What are the most common mistakes when using a slot audit template?
A common mistake is checking only whether a SKU is in the right zone without verifying whether the slot can actually support the pick rate and replenishment frequency. Another is treating congestion as a general impression instead of recording the exact aisle or pick face causing blockage. Teams also miss exceptions for seasonal, promotional, or oversized items, which can make the audit look worse than the operation really is.
How do I customize this template for my warehouse?
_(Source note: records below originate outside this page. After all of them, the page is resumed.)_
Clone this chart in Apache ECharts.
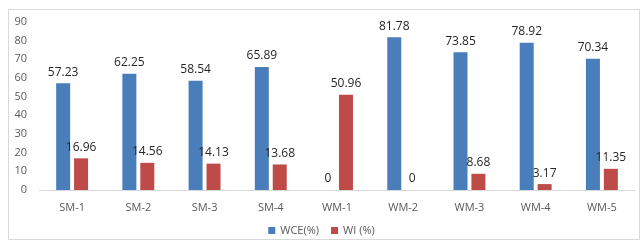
<!DOCTYPE html>
<html><head><meta charset="utf-8">
<script src="https://cdn.jsdelivr.net/npm/echarts@6/dist/echarts.min.js"></script>
<style>html,body{margin:0;padding:0;background:#fff}#c{width:643px;height:244px}</style>
</head><body><div id="c"></div>
<script>
const categories = ['SM-1','SM-2','SM-3','SM-4','WM-1','WM-2','WM-3','WM-4','WM-5'];
const wce = [57.23, 62.25, 58.54, 65.89, 0, 81.78, 73.85, 78.92, 70.34];
const wi = [16.96, 14.56, 14.13, 13.68, 50.96, 0, 8.68, 3.17, 11.35];
const seriesNames = ['WCE(%)', 'WI (%)'];

const chart = echarts.init(document.getElementById('c'), null, {renderer:'canvas'});
const font = 'Open Sans, sans-serif';
const lbl = {show:true, position:'top', color:'#262626', fontSize:12, fontFamily:font, distance:5};
chart.setOption({
  animation:false,
  graphic:[{type:'rect', shape:{x:8.5,y:9.5,width:631,height:230}, style:{fill:'none', stroke:'#d9d9d9', lineWidth:1}}],
  grid:{left:39, right:8, top:22, bottom:54},
  legend:{bottom:3, left:'center', itemWidth:7, itemHeight:7, itemGap:12, icon:'rect',
    textStyle:{color:'#595959', fontSize:11, fontFamily:font}, data:seriesNames},
  xAxis:{type:'category', data:categories,
    axisLine:{lineStyle:{color:'#d9d9d9', width:1}}, axisTick:{show:false},
    axisLabel:{color:'#595959', fontSize:11, fontFamily:font, margin:12}},
  yAxis:{type:'value', min:0, max:90, interval:10,
    axisLine:{show:false}, axisTick:{show:false}, splitLine:{show:false},
    axisLabel:{color:'#595959', fontSize:11, fontFamily:font, margin:12}},
  series:[
    {name:seriesNames[0], type:'bar', data:wce, barWidth:14, barGap:'28%', itemStyle:{color:'#4a7ebb'}, label:lbl},
    {name:seriesNames[1], type:'bar', data:wi, barWidth:14, itemStyle:{color:'#be4b48'}, label:lbl}
  ]
});
</script></body></html>
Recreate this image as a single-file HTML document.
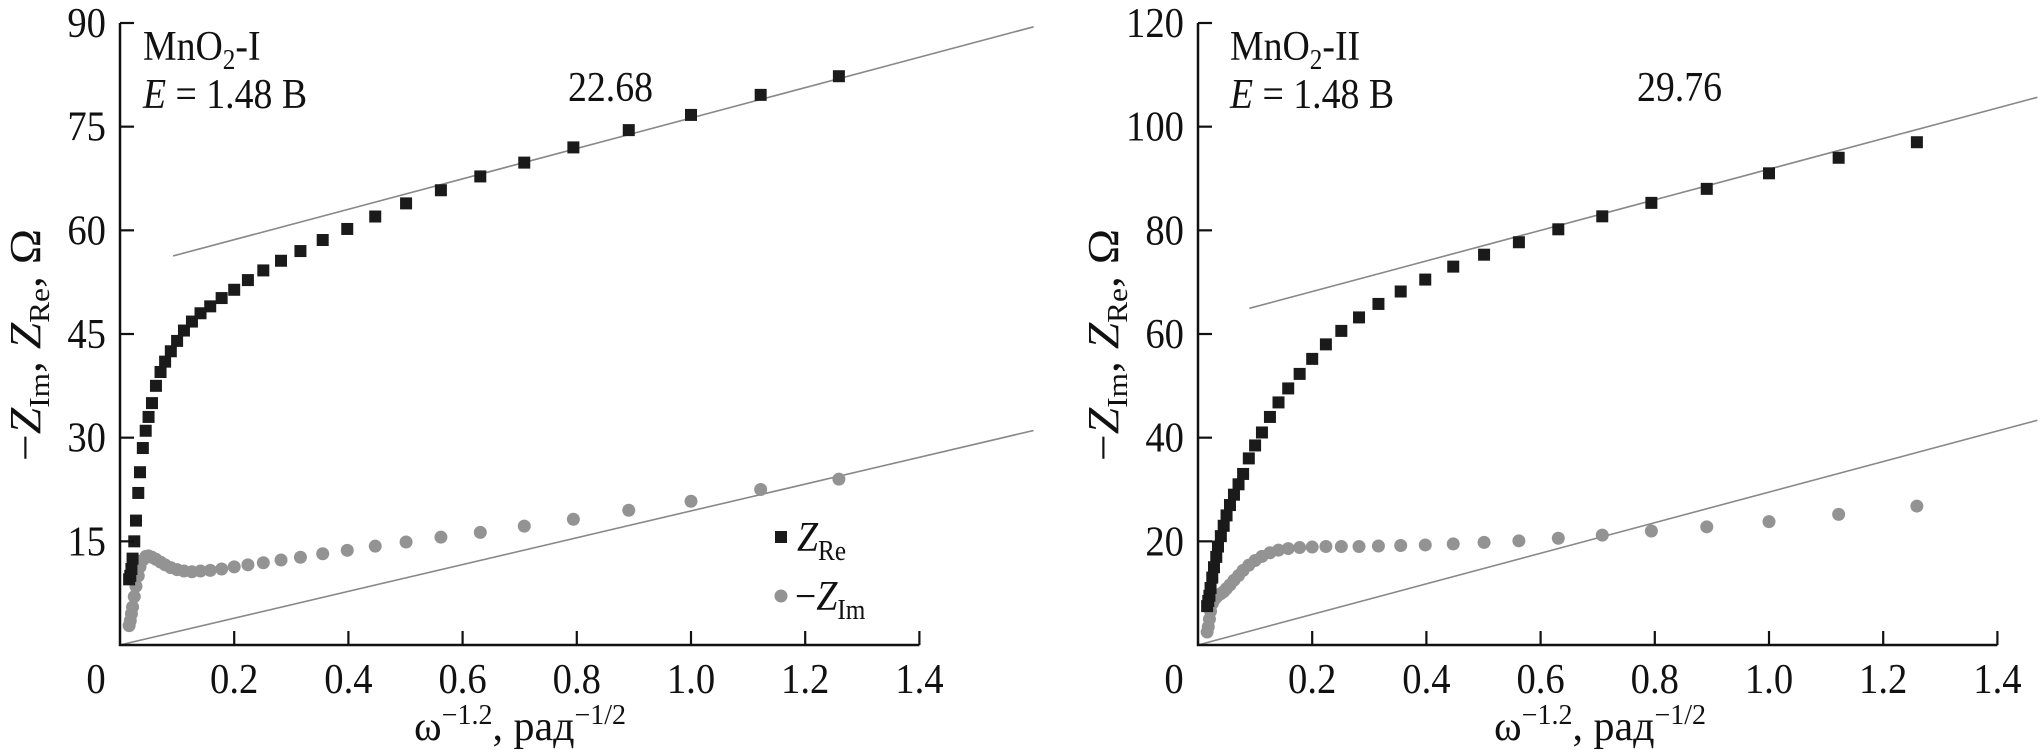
<!DOCTYPE html>
<html><head><meta charset="utf-8">
<style>
html,body{margin:0;padding:0;background:#fff;}
svg{display:block;font-family:"Liberation Serif",serif;}
</style></head>
<body>
<svg id="chart" width="2041" height="756" viewBox="0 0 2041 756" xmlns="http://www.w3.org/2000/svg"></svg>
<script>
// ---- data ----
const xw = [1.259,1.122,1.0,0.891,0.794,0.708,0.631,0.562,0.501,0.447,0.398,0.355,0.316,0.282,0.251,0.224,0.2,0.178,0.158,0.141,0.126,0.112,0.1,0.089,0.079,0.071,0.063,0.056,0.05,0.045,0.04,0.035,0.032,0.028,0.025,0.022,0.02,0.018,0.016];
const zre1 = [82.3,79.6,76.7,74.5,72,69.8,67.8,65.8,63.9,62,60.2,58.6,57,55.6,54.2,52.8,51.4,50.2,49,48,46.8,45.5,44,42.5,41,39.5,37.5,35,33,31,28.5,25,22,18,15,12.5,11,10,9.5];
const zim1 = [24,22.5,20.8,19.5,18.2,17.2,16.3,15.6,14.9,14.3,13.7,13.2,12.7,12.3,11.9,11.6,11.3,11.0,10.8,10.7,10.6,10.7,10.9,11.2,11.6,12.0,12.4,12.7,12.9,12.8,12.3,11.3,10,8.5,7,5.5,4.5,3.5,2.8];
const zre2 = [97,94,91,88,85.3,82.7,80.2,77.7,75.3,73,70.5,68.2,65.8,63.2,60.6,58,55.2,52.3,49.5,46.8,44,41,38.5,36,33,31,29,27,25,23,21,19,17,15,13,11,9.5,8.5,7.5];
const zim2 = [26.8,25.2,23.8,22.8,22,21.2,20.6,20.1,19.8,19.5,19.3,19.2,19.1,19.0,19,19,18.9,18.8,18.6,18.3,17.8,17.1,16.3,15.4,14.4,13.4,12.5,11.6,10.9,10.3,9.9,9.6,9.2,8.7,8,6.5,5,3.5,2.5];
const xTicks = [0,0.2,0.4,0.6,0.8,1.0,1.2,1.4];
const xTickLabels = ["0","0.2","0.4","0.6","0.8","1.0","1.2","1.4"];
const yTicks1 = [15,30,45,60,75,90];
const yTicks2 = [20,40,60,80,100,120];
const fit1 = [0.093,1.60]; const fitSlope1 = 22.0; const fitInt1 = 54.25;
const low1 = [0,1.60]; const lowSlope1 = 19.4;
const fit2 = [0.09,1.47]; const fitSlope2 = 29.5; const fitInt2 = 62.3;
const low2 = [0,1.47]; const lowSlope2 = 29.5;

const NS="http://www.w3.org/2000/svg";
const svg=document.getElementById('chart');
function mk(tag,attrs,parent){const e=document.createElementNS(NS,tag);for(const k in attrs)e.setAttribute(k,attrs[k]);(parent||svg).appendChild(e);return e;}

function panel(cfg){
  const g=mk('g',{});
  
  
  const X=v=>cfg.x0+v*571.0;
  const Y=v=>645-v*(622/cfg.ymax);
  let l=mk('line',{x1:X(cfg.fit[0]),y1:Y(cfg.fitInt+cfg.fitSlope*cfg.fit[0]),x2:X(cfg.fit[1]),y2:Y(cfg.fitInt+cfg.fitSlope*cfg.fit[1]),stroke:'#888','stroke-width':1.6},g);
  
  
  l=mk('line',{x1:X(cfg.low[0]),y1:Y(cfg.lowSlope*cfg.low[0]),x2:X(cfg.low[1]),y2:Y(cfg.lowSlope*cfg.low[1]),stroke:'#888','stroke-width':1.6},g);
  
  
  cfg.zim.forEach((v,i)=>{
    const c=mk('circle',{cx:X(xw[i]),cy:Y(v),r:6.5,fill:'#939393'},g);
    
    
  });
  cfg.zre.forEach((v,i)=>{
    const r=mk('rect',{x:X(xw[i])-6,y:Y(v)-6,width:12,height:12,fill:'#1a1a1a'},g);
    
    
  });
  const ax=mk('path',{d:`M${X(0)},${Y(cfg.ymax)} L${X(0)},${Y(0)} L${X(1.4)},${Y(0)}`,fill:'none',stroke:'#111','stroke-width':2.5},g);
  
  
  xTicks.forEach((t,i)=>{
    if(t>0) mk('line',{x1:X(t),y1:Y(0),x2:X(t),y2:Y(0)-14,stroke:'#111','stroke-width':2.2},g);
    const tx=mk('text',{transform:`translate(${X(t)+(t===0?-24:0)},693) scale(0.92,1)`,'font-size':42,'text-anchor':'middle',fill:'#111'},g);
    tx.textContent=xTickLabels[i];
    
    
  });
  cfg.yTicks.forEach(t=>{
    mk('line',{x1:X(0),y1:Y(t),x2:X(0)+14,y2:Y(t),stroke:'#111','stroke-width':2.2},g);
    const tx=mk('text',{transform:`translate(${X(0)-14},${Y(t)+14}) scale(0.92,1)`,'font-size':42,'text-anchor':'end',fill:'#111'},g);
    tx.textContent=String(t);
    
    
  });
  return {g,X,Y};
}

const p1=panel({name:'panel-mno2-i',x0:120,ymax:90,zre:zre1,zim:zim1,yTicks:yTicks1,fit:fit1,fitSlope:fitSlope1,fitInt:fitInt1,low:low1,lowSlope:lowSlope1});
const p2=panel({name:'panel-mno2-ii',x0:1198,ymax:120,zre:zre2,zim:zim2,yTicks:yTicks2,fit:fit2,fitSlope:fitSlope2,fitInt:fitInt2,low:low2,lowSlope:lowSlope2});
</script>
<svg style="position:absolute;left:0;top:0" width="2041" height="756">
  <g font-family="Liberation Serif, serif" font-size="42" fill="#111">
    <text transform="translate(143,60) scale(0.9,1)">MnO<tspan font-size="28" dy="9">2</tspan><tspan dy="-9">-I</tspan></text>
    <text transform="translate(143,108) scale(0.9,1)"><tspan font-style="italic">E</tspan> = 1.48 B</text>
    <text transform="translate(568,101) scale(0.9,1)">22.68</text>
    <text transform="translate(1230,60) scale(0.9,1)">MnO<tspan font-size="28" dy="9">2</tspan><tspan dy="-9">-II</tspan></text>
    <text transform="translate(1230,108) scale(0.9,1)"><tspan font-style="italic">E</tspan> = 1.48 B</text>
    <text transform="translate(1637,101) scale(0.9,1)">29.76</text>
    <text transform="translate(414,740) scale(1,1)">ω<tspan font-size="28" dy="-16">−1.2</tspan><tspan dy="16">, рад</tspan><tspan font-size="28" dy="-16">−1/2</tspan></text>
    <text transform="translate(1494,740) scale(1,1)">ω<tspan font-size="28" dy="-16">−1.2</tspan><tspan dy="16">, рад</tspan><tspan font-size="28" dy="-16">−1/2</tspan></text>
    <text transform="translate(40,345) rotate(-90) scale(1.08,1)" font-size="44" text-anchor="middle">−<tspan font-style="italic">Z</tspan><tspan font-size="29" dy="9">Im</tspan><tspan dy="-9">, </tspan><tspan font-style="italic">Z</tspan><tspan font-size="29" dy="9">Re</tspan><tspan dy="-9">, Ω</tspan></text>
    <text transform="translate(1118,345) rotate(-90) scale(1.08,1)" font-size="44" text-anchor="middle">−<tspan font-style="italic">Z</tspan><tspan font-size="29" dy="9">Im</tspan><tspan dy="-9">, </tspan><tspan font-style="italic">Z</tspan><tspan font-size="29" dy="9">Re</tspan><tspan dy="-9">, Ω</tspan></text>
    <g>
      <rect x="775" y="531" width="12" height="12" fill="#1a1a1a"/>
      <text transform="translate(797,551) scale(0.9,1)"><tspan font-style="italic">Z</tspan><tspan font-size="28" dy="9">Re</tspan></text>
      <circle cx="781" cy="596" r="6.5" fill="#939393"/>
      <text transform="translate(795,610) scale(0.9,1)">−<tspan font-style="italic">Z</tspan><tspan font-size="28" dy="9">Im</tspan></text>
    </g>
  </g>
</svg>
</body></html>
Adjust the slot types to match your operation, such as forward pick, reserve, bulk, mezzanine, or pallet flow locations. You can also add fields for cube utilization, pick frequency bands, WMS slotting rules, or zone-specific replenishment triggers. If you handle hazardous materials, cold storage, or e-commerce small parts, add those constraints so the audit reflects your actual storage rules.
Can this template be used with a WMS or BI dashboard?
Yes, it works well alongside WMS reports, slotting analytics, and replenishment dashboards. Use the template to confirm what is happening on the floor, then compare findings against system velocity data and trigger settings. That combination helps you separate data issues from layout or process issues.
What should I do after the audit is complete?
Prioritize the top mis-slotted SKUs, congestion hotspots, and replenishment delays, then assign corrective actions with owners and due dates. Re-slot high-velocity items first, clear blocked aisles, and fix trigger settings or lead-time gaps that caused stockouts. A follow-up audit should confirm that the same deficiencies are not recurring.